À propos de cette édition
Résumé/Sommaire
Victor Carlton, président de la Kébex, une compagnie qui recueille et incinère les ordures de la métropole québécoise, est étranglé dans les toilettes d’un grand restaurant. Son assassin, Paul Winston, est écœuré par l’hypocrisie du système, peuplé de politiciens qui refusent de faire face à la réalité. Il se remémore sa compagne Monique, emportée par une drogue mortelle, le Mastic, probablement mise en marché avec la complicité du gouvernement. Il est 22 h 15 : l’heure à laquelle les cheminées de la Kébex crachent leurs nuages empoisonnés que l’on persiste à prétendre inoffensifs…
Commentaires
Benoît Dutrizac s’en prend ici à l’hypocrisie politique, à l’inertie des dirigeants face à la dégradation de l’environnement, à la toute-puissance de l’argent, à l’indifférence des riches face au sort des pauvres. Noble combat que celui-là ; alors, pourquoi l’expression « littérature de chialage » m’est-elle venue à l’esprit à la lecture ?

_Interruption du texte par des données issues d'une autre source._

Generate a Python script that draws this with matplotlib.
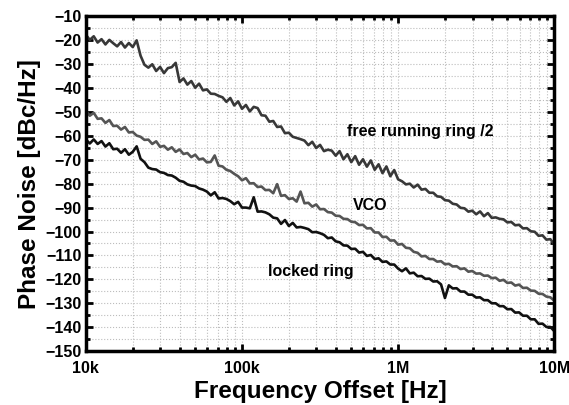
import numpy as np
import matplotlib
matplotlib.use("Agg")
import matplotlib.pyplot as plt
from matplotlib.ticker import LogLocator, MultipleLocator, FixedLocator

# Sweep grid: 40 points per decade from 10k to 10M
freq = np.logspace(4, 7, 121)

# Phase noise traces [dBc/Hz]
free_ring = [
    -17.8, -19.9, -18.4, -21.0, -19.6, -21.8, -19.9, -21.3, -22.6, -20.8,
    -23.1, -21.2, -22.9, -20.1, -26.5, -30.3, -31.5, -30.1, -32.9, -31.2,
    -33.8, -31.7, -31.3, -29.5, -37.5, -36.0, -38.6, -37.1, -39.9, -38.2,
    -41.0, -40.6, -42.4, -42.5, -43.3, -43.9, -45.8, -44.2, -47.3, -45.6,
    -48.7, -47.1, -49.8, -47.9, -48.4, -51.4, -51.6, -54.1, -53.8, -56.3,
    -56.1, -58.9, -58.7, -60.4, -60.9, -61.4, -62.0, -63.9, -62.5, -65.1,
    -63.8, -66.4, -65.8, -66.2, -68.3, -66.4, -69.8, -67.7, -71.0, -68.5,
    -72.1, -69.8, -72.9, -70.3, -74.2, -71.9, -75.6, -72.8, -76.9, -74.3,
    -78.2, -79.0, -80.3, -80.0, -81.6, -80.4, -82.5, -82.2, -83.8, -83.8,
    -85.3, -85.5, -86.9, -87.1, -88.4, -88.7, -90.1, -90.3, -91.7, -91.3,
    -92.8, -91.6, -93.6, -92.3, -94.3, -94.1, -94.7, -94.9, -96.2, -96.0,
    -97.4, -97.2, -98.7, -98.6, -99.9, -100.1, -101.8, -101.6, -103.4, -103.2,
    -105.3,
]
vco = [
    -49.6, -51.6, -50.4, -52.9, -52.7, -54.6, -53.4, -55.9, -55.8, -57.4,
    -56.3, -58.6, -58.4, -59.9, -60.4, -61.7, -61.6, -63.4, -62.3, -64.6,
    -64.2, -65.8, -64.8, -66.7, -65.7, -67.6, -67.2, -68.9, -67.9, -69.9,
    -69.5, -71.1, -70.9, -68.2, -72.5, -72.8, -74.2, -74.7, -75.9, -76.9,
    -78.6, -77.7, -79.9, -79.8, -81.4, -81.2, -82.7, -82.6, -84.0, -80.2,
    -85.1, -84.8, -86.4, -86.1, -87.5, -83.3, -88.2, -88.0, -89.6, -88.7,
    -90.7, -90.6, -91.9, -92.1, -93.4, -93.5, -94.7, -94.8, -95.9, -96.1,
    -97.3, -97.2, -98.7, -98.6, -100.4, -100.4, -102.3, -102.2, -103.8, -103.7,
    -105.5, -105.2, -106.8, -107.0, -108.5, -108.9, -110.4, -110.2, -111.5, -111.5,
    -112.6, -112.4, -113.7, -113.5, -114.6, -114.5, -115.7, -115.4, -116.8, -116.5,
    -117.6, -117.5, -118.5, -118.4, -119.5, -119.3, -120.6, -120.2, -121.5, -121.3,
    -122.6, -122.2, -123.6, -123.5, -124.7, -124.8, -126.0, -126.1, -127.2, -127.5,
    -128.9,
]
locked_ring = [
    -61.6, -63.2, -61.5, -63.4, -62.2, -64.5, -63.1, -65.6, -65.4, -67.1,
    -65.6, -67.9, -66.7, -64.4, -69.6, -71.0, -73.3, -73.9, -74.1, -75.2,
    -75.5, -76.4, -76.6, -77.5, -78.8, -79.2, -80.3, -80.8, -81.0, -82.0,
    -82.5, -83.3, -84.9, -83.6, -86.2, -86.0, -86.4, -87.3, -88.6, -87.6,
    -90.0, -90.0, -90.3, -85.7, -91.7, -91.6, -92.0, -92.8, -94.2, -94.5,
    -96.8, -95.2, -97.7, -96.4, -98.3, -98.1, -98.5, -99.0, -100.3, -100.2,
    -100.7, -101.4, -102.8, -102.5, -104.1, -104.5, -105.8, -105.9, -107.3, -107.2,
    -108.8, -108.5, -110.2, -109.8, -111.5, -111.2, -112.7, -112.5, -113.8, -113.8,
    -115.5, -116.6, -115.4, -117.5, -117.2, -118.7, -118.6, -119.8, -119.7, -120.9,
    -120.8, -122.1, -127.8, -122.5, -123.8, -123.7, -125.1, -125.1, -126.4, -126.4,
    -127.6, -127.5, -128.7, -128.7, -130.0, -130.0, -131.2, -131.2, -132.5, -132.4,
    -133.9, -133.8, -135.2, -135.2, -136.7, -136.7, -138.6, -138.5, -139.9, -139.9,
    -141.6,
]

x_ticks = [1e4, 1e5, 1e6, 1e7]
x_tick_labels = ["10k", "100k", "1M", "10M"]
y_ticks = list(range(-150, -9, 10))

plt.rcParams["font.family"] = ["Liberation Sans", "DejaVu Sans"]
plt.rcParams["font.weight"] = "bold"

fig = plt.figure(figsize=(5.69, 4.05), dpi=100)
ax = fig.add_axes([0.151, 0.133, 0.823, 0.827])

ax.plot(freq, free_ring, color="#383838", lw=1.9)
ax.plot(freq, vco, color="#555555", lw=1.9)
ax.plot(freq, locked_ring, color="#111111", lw=1.9)

ax.set_xscale("log")
ax.set_xlim(1e4, 1e7)
ax.set_ylim(-150, -10)

# ticks on all four sides, pointing inwards
ax.xaxis.set_major_locator(FixedLocator(x_ticks))
ax.set_xticklabels(x_tick_labels)
ax.xaxis.set_minor_locator(LogLocator(base=10, subs=np.arange(2, 10)))
ax.xaxis.set_minor_formatter(plt.NullFormatter())
ax.yaxis.set_major_locator(FixedLocator(y_ticks))
ax.yaxis.set_minor_locator(MultipleLocator(5))
ax.tick_params(which="both", direction="in", top=True, right=True,
               width=2, labelsize=11.5)
ax.tick_params(axis="x", pad=7)
ax.tick_params(axis="y", pad=3)
ax.tick_params(which="major", length=5)
ax.tick_params(which="minor", length=3)

ax.grid(True, which="both", ls=":", color="#bdbdbd", lw=0.8)
for s in ax.spines.values():
    s.set_linewidth(2.5)

ax.set_xlabel("Frequency Offset [Hz]", fontsize=17.5, fontweight="bold", labelpad=3)
ax.set_ylabel("Phase Noise [dBc/Hz]", fontsize=17.5, fontweight="bold", labelpad=3)

# labels next to the traces
ax.text(4.7e5, -58, "free running ring /2", fontsize=11.5, fontweight="bold", va="center")
ax.text(5.15e5, -89, "VCO", fontsize=11.5, fontweight="bold", va="center")
ax.text(1.47e5, -116.6, "locked ring", fontsize=11.5, fontweight="bold", va="center")

fig.savefig("out.png", dpi=100)
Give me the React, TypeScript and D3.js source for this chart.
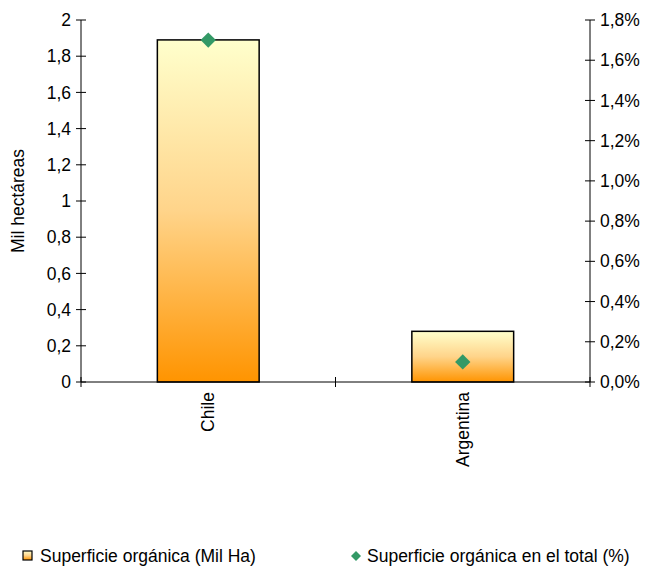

C’est sans doute parce que le tableau brossé par Dutrizac est excessif au point d’atteindre le grotesque. Victor Carlton n’est même pas un stéréotype, il est une caricature grossière, et je peux difficilement m’indigner devant les agissements d’une créature de dessin animé. De même pour les manœuvres de la Kébex, dont la tâche est censée être de « comprimer et raréfier les gaz toxiques en gaz thermodynamiques » : comment voulez-vous prendre un tel charabia au sérieux ?
Mais Dutrizac, du moins dans certaines parties du texte, veut être sérieux : les souvenirs de Monique sont empreints d’amertume, l’indignation de Paul est bien réelle (d’ailleurs, ce nom de Winston ne rappelle-t-il pas Winston Smith, protagoniste de 1984 ?). Sauf que le reste est trop scato-bouffon, surchargé, oscillant entre la dystopie et la satire trop vite torchée.
Pourtant, ici et là surnagent quelques images fortes : les aspects de l’usage du Mastic, ou cette description où, pour une rare fois, le style de Dutrizac trouve un bon rythme : « Désormais, la fée travelo et accro au crack échangeait les dents de sagesse […] contre des armes blanches. » Hélas, à vouloir hurler son indignation trop fort, Dutrizac s’y brise la voix. [YM]
- Source : L'ASFFQ 1993, Alire, p. 82-83.